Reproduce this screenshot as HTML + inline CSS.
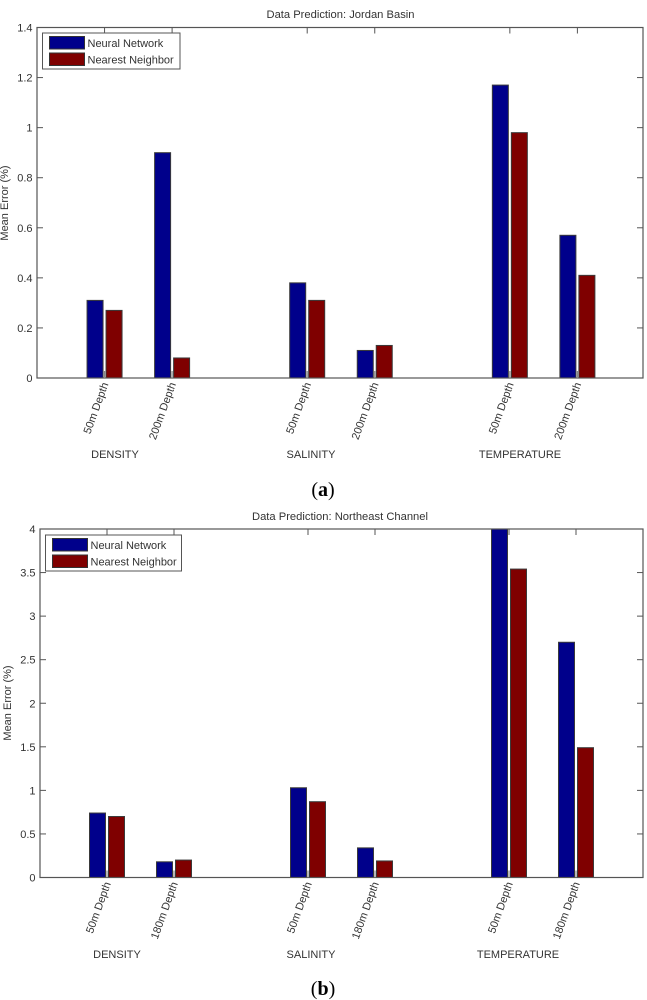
<!DOCTYPE html>
<html>
<head>
<meta charset="utf-8">
<title>Data Prediction</title>
<style>
html,body{margin:0;padding:0;background:#fff;}
#fig{display:block;width:647px;height:1000px;}
#fig text{font-family:"Liberation Sans",sans-serif;fill:#333;}
</style>
</head>
<body>
<svg id="fig" xmlns="http://www.w3.org/2000/svg" width="647" height="1000" viewBox="0 0 647 1000"></svg>
<script>
var seriesNames = ["Neural Network", "Nearest Neighbor"];
var seriesColors = ["#00008b", "#7f0000"];
var groupPositions = [1, 2, 4, 5, 7, 8];
var groupNames = ["DENSITY", "SALINITY", "TEMPERATURE"];

var titleA = "Data Prediction: Jordan Basin";
var categoriesA = ["50m Depth", "200m Depth", "50m Depth", "200m Depth", "50m Depth", "200m Depth"];
var neuralA = [0.31, 0.90, 0.38, 0.11, 1.17, 0.57];
var nearestA = [0.27, 0.08, 0.31, 0.13, 0.98, 0.41];
var yTicksA = [0, 0.2, 0.4, 0.6, 0.8, 1, 1.2, 1.4];
var yMaxA = 1.4;

var titleB = "Data Prediction: Northeast Channel";
var categoriesB = ["50m Depth", "180m Depth", "50m Depth", "180m Depth", "50m Depth", "180m Depth"];
var neuralB = [0.74, 0.18, 1.03, 0.34, 4, 2.7];
var nearestB = [0.70, 0.20, 0.87, 0.19, 3.54, 1.49];
var yTicksB = [0, 0.5, 1, 1.5, 2, 2.5, 3, 3.5, 4];
var yMaxB = 4;

var NS = "http://www.w3.org/2000/svg";
var fig = document.getElementById("fig");

function make(parent, tag, attrs, text) {
  var el = document.createElementNS(NS, tag);
  for (var k in attrs) el.setAttribute(k, attrs[k]);
  if (text !== undefined) el.textContent = text;
  parent.appendChild(el);
  return el;
}

function drawChart(cfg) {
  var g = make(fig, "g", {});
  
  

  function xScale(v) { return cfg.left + v * cfg.xStep; }
  function yScale(v) { return cfg.bottom - (v / cfg.yMax) * (cfg.bottom - cfg.top); }

  var barW = 16;
  var offsets = [-17.5, 1.5];
  var series = [cfg.neural, cfg.nearest];
  series.forEach(function (vals, s) {
    vals.forEach(function (v, i) {
      var bar = make(g, "rect", {
        x: xScale(groupPositions[i]) + offsets[s],
        y: yScale(v),
        width: barW,
        height: cfg.bottom - yScale(v),
        fill: seriesColors[s],
        stroke: "#3a3a3a",
        "stroke-width": 1
      });
      
      
    });
  });

  var frame = make(g, "rect", {
    x: cfg.left, y: cfg.top,
    width: cfg.right - cfg.left, height: cfg.bottom - cfg.top,
    fill: "none", stroke: "#555", "stroke-width": 1.2
  });
  
  

  cfg.yTicks.forEach(function (t) {
    var y = yScale(t);
    make(g, "line", {x1: cfg.left, x2: cfg.left + 6, y1: y, y2: y, stroke: "#555", "stroke-width": 1});
    make(g, "line", {x1: cfg.right - 6, x2: cfg.right, y1: y, y2: y, stroke: "#555", "stroke-width": 1});
    var lab = make(g, "text", {
      x: cfg.left - 4.5, y: y + 4, "text-anchor": "end", "font-size": 11
    }, String(t));
    
    
  });

  groupPositions.forEach(function (p, i) {
    var x = xScale(p);
    make(g, "line", {x1: x, x2: x, y1: cfg.bottom, y2: cfg.bottom - 7, stroke: "#888", "stroke-width": 1.2});
    make(g, "line", {x1: x, x2: x, y1: cfg.top, y2: cfg.top + 6, stroke: "#555", "stroke-width": 1});
    var lab = make(g, "text", {
      x: 0, y: 0, "text-anchor": "end", "font-size": 11,
      transform: "translate(" + (x + 4) + "," + (cfg.bottom + 6) + ") rotate(-70)"
    }, cfg.categories[i]);
    
    
  });

  groupNames.forEach(function (n, i) {
    var lab = make(g, "text", {
      x: cfg.groupX[i], y: cfg.groupY, "text-anchor": "middle", "font-size": 11
    }, n);
    
    
  });

  var title = make(g, "text", {
    x: cfg.titleX, y: cfg.titleY, "text-anchor": "middle", "font-size": 11.2
  }, cfg.title);
  
  

  var yTitle = make(g, "text", {
    x: 0, y: 0, "text-anchor": "middle", "font-size": 11,
    transform: "translate(" + cfg.yTitleX + "," + cfg.yTitleY + ") rotate(-90)"
  }, "Mean Error (%)");
  
  

  var leg = make(g, "g", {});
  
  
  make(leg, "rect", {
    x: cfg.legX, y: cfg.legY, width: cfg.legW, height: 36,
    fill: "#fff", stroke: "#555", "stroke-width": 1
  });
  seriesNames.forEach(function (n, s) {
    var sy = cfg.legY + 3.5 + s * 16.5;
    var swatch = make(leg, "rect", {
      x: cfg.legX + 7, y: sy, width: 35, height: 12.5,
      fill: seriesColors[s], stroke: "#333", "stroke-width": 1
    });
    
    
    var lab = make(leg, "text", {
      x: cfg.legX + 45, y: sy + 10.5, "font-size": 11
    }, n);
    
    
  });

  var cap = make(g, "text", {
    x: 323, y: cfg.capY, "text-anchor": "middle", "font-size": 20
  });
  
  
  cap.style.fontFamily = '"Liberation Serif",serif';
  cap.style.fill = '#000';
  make(cap, "tspan", {}, "(");
  make(cap, "tspan", {"font-weight": "bold"}, cfg.capLetter);
  make(cap, "tspan", {}, ")");
}

drawChart({
  name: "chart-jordan-basin", title: titleA, categories: categoriesA,
  neural: neuralA, nearest: nearestA, yTicks: yTicksA, yMax: yMaxA,
  left: 37, right: 643, top: 27.5, bottom: 378, xStep: 67.55,
  groupX: [115, 311, 520], groupY: 458,
  titleX: 340.5, titleY: 18, yTitleX: 8, yTitleY: 203,
  legX: 42.5, legY: 33, legW: 137.5, capY: 496, capLetter: "a"
});
drawChart({
  name: "chart-northeast-channel", title: titleB, categories: categoriesB,
  neural: neuralB, nearest: nearestB, yTicks: yTicksB, yMax: yMaxB,
  left: 40, right: 643, top: 529, bottom: 877.5, xStep: 67,
  groupX: [117, 311, 518], groupY: 958,
  titleX: 340, titleY: 520, yTitleX: 11, yTitleY: 703,
  legX: 45.5, legY: 535, legW: 136, capY: 995, capLetter: "b"
});
</script>
</body>
</html>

************

▶ **TASK TO COMPLETE**: Write out every line above exactly as it is, leaving out the pictures.

▶ **SOLUTION FOR THIS PROBLEM**:
Reproduce this screenshot as HTML + inline CSS.
<!DOCTYPE html>
<html>
<head>
<meta charset="utf-8">
<title>Data Prediction</title>
<style>
html,body{margin:0;padding:0;background:#fff;}
#fig{display:block;width:647px;height:1000px;}
#fig text{font-family:"Liberation Sans",sans-serif;fill:#333;}
</style>
</head>
<body>
<svg id="fig" xmlns="http://www.w3.org/2000/svg" width="647" height="1000" viewBox="0 0 647 1000"></svg>
<script>
var seriesNames = ["Neural Network", "Nearest Neighbor"];
var seriesColors = ["#00008b", "#7f0000"];
var groupPositions = [1, 2, 4, 5, 7, 8];
var groupNames = ["DENSITY", "SALINITY", "TEMPERATURE"];

var titleA = "Data Prediction: Jordan Basin";
var categoriesA = ["50m Depth", "200m Depth", "50m Depth", "200m Depth", "50m Depth", "200m Depth"];
var neuralA = [0.31, 0.90, 0.38, 0.11, 1.17, 0.57];
var nearestA = [0.27, 0.08, 0.31, 0.13, 0.98, 0.41];
var yTicksA = [0, 0.2, 0.4, 0.6, 0.8, 1, 1.2, 1.4];
var yMaxA = 1.4;

var titleB = "Data Prediction: Northeast Channel";
var categoriesB = ["50m Depth", "180m Depth", "50m Depth", "180m Depth", "50m Depth", "180m Depth"];
var neuralB = [0.74, 0.18, 1.03, 0.34, 4, 2.7];
var nearestB = [0.70, 0.20, 0.87, 0.19, 3.54, 1.49];
var yTicksB = [0, 0.5, 1, 1.5, 2, 2.5, 3, 3.5, 4];
var yMaxB = 4;

var NS = "http://www.w3.org/2000/svg";
var fig = document.getElementById("fig");

function make(parent, tag, attrs, text) {
  var el = document.createElementNS(NS, tag);
  for (var k in attrs) el.setAttribute(k, attrs[k]);
  if (text !== undefined) el.textContent = text;
  parent.appendChild(el);
  return el;
}

function drawChart(cfg) {
  var g = make(fig, "g", {});
  
  

  function xScale(v) { return cfg.left + v * cfg.xStep; }
  function yScale(v) { return cfg.bottom - (v / cfg.yMax) * (cfg.bottom - cfg.top); }

  var barW = 16;
  var offsets = [-17.5, 1.5];
  var series = [cfg.neural, cfg.nearest];
  series.forEach(function (vals, s) {
    vals.forEach(function (v, i) {
      var bar = make(g, "rect", {
        x: xScale(groupPositions[i]) + offsets[s],
        y: yScale(v),
        width: barW,
        height: cfg.bottom - yScale(v),
        fill: seriesColors[s],
        stroke: "#3a3a3a",
        "stroke-width": 1
      });
      
      
    });
  });

  var frame = make(g, "rect", {
    x: cfg.left, y: cfg.top,
    width: cfg.right - cfg.left, height: cfg.bottom - cfg.top,
    fill: "none", stroke: "#555", "stroke-width": 1.2
  });
  
  

  cfg.yTicks.forEach(function (t) {
    var y = yScale(t);
    make(g, "line", {x1: cfg.left, x2: cfg.left + 6, y1: y, y2: y, stroke: "#555", "stroke-width": 1});
    make(g, "line", {x1: cfg.right - 6, x2: cfg.right, y1: y, y2: y, stroke: "#555", "stroke-width": 1});
    var lab = make(g, "text", {
      x: cfg.left - 4.5, y: y + 4, "text-anchor": "end", "font-size": 11
    }, String(t));
    
    
  });

  groupPositions.forEach(function (p, i) {
    var x = xScale(p);
    make(g, "line", {x1: x, x2: x, y1: cfg.bottom, y2: cfg.bottom - 7, stroke: "#888", "stroke-width": 1.2});
    make(g, "line", {x1: x, x2: x, y1: cfg.top, y2: cfg.top + 6, stroke: "#555", "stroke-width": 1});
    var lab = make(g, "text", {
      x: 0, y: 0, "text-anchor": "end", "font-size": 11,
      transform: "translate(" + (x + 4) + "," + (cfg.bottom + 6) + ") rotate(-70)"
    }, cfg.categories[i]);
    
    
  });

  groupNames.forEach(function (n, i) {
    var lab = make(g, "text", {
      x: cfg.groupX[i], y: cfg.groupY, "text-anchor": "middle", "font-size": 11
    }, n);
    
    
  });

  var title = make(g, "text", {
    x: cfg.titleX, y: cfg.titleY, "text-anchor": "middle", "font-size": 11.2
  }, cfg.title);
  
  

  var yTitle = make(g, "text", {
    x: 0, y: 0, "text-anchor": "middle", "font-size": 11,
    transform: "translate(" + cfg.yTitleX + "," + cfg.yTitleY + ") rotate(-90)"
  }, "Mean Error (%)");
  
  

  var leg = make(g, "g", {});
  
  
  make(leg, "rect", {
    x: cfg.legX, y: cfg.legY, width: cfg.legW, height: 36,
    fill: "#fff", stroke: "#555", "stroke-width": 1
  });
  seriesNames.forEach(function (n, s) {
    var sy = cfg.legY + 3.5 + s * 16.5;
    var swatch = make(leg, "rect", {
      x: cfg.legX + 7, y: sy, width: 35, height: 12.5,
      fill: seriesColors[s], stroke: "#333", "stroke-width": 1
    });
    
    
    var lab = make(leg, "text", {
      x: cfg.legX + 45, y: sy + 10.5, "font-size": 11
    }, n);
    
    
  });

  var cap = make(g, "text", {
    x: 323, y: cfg.capY, "text-anchor": "middle", "font-size": 20
  });
  
  
  cap.style.fontFamily = '"Liberation Serif",serif';
  cap.style.fill = '#000';
  make(cap, "tspan", {}, "(");
  make(cap, "tspan", {"font-weight": "bold"}, cfg.capLetter);
  make(cap, "tspan", {}, ")");
}

drawChart({
  name: "chart-jordan-basin", title: titleA, categories: categoriesA,
  neural: neuralA, nearest: nearestA, yTicks: yTicksA, yMax: yMaxA,
  left: 37, right: 643, top: 27.5, bottom: 378, xStep: 67.55,
  groupX: [115, 311, 520], groupY: 458,
  titleX: 340.5, titleY: 18, yTitleX: 8, yTitleY: 203,
  legX: 42.5, legY: 33, legW: 137.5, capY: 496, capLetter: "a"
});
drawChart({
  name: "chart-northeast-channel", title: titleB, categories: categoriesB,
  neural: neuralB, nearest: nearestB, yTicks: yTicksB, yMax: yMaxB,
  left: 40, right: 643, top: 529, bottom: 877.5, xStep: 67,
  groupX: [117, 311, 518], groupY: 958,
  titleX: 340, titleY: 520, yTitleX: 11, yTitleY: 703,
  legX: 45.5, legY: 535, legW: 136, capY: 995, capLetter: "b"
});
</script>
</body>
</html>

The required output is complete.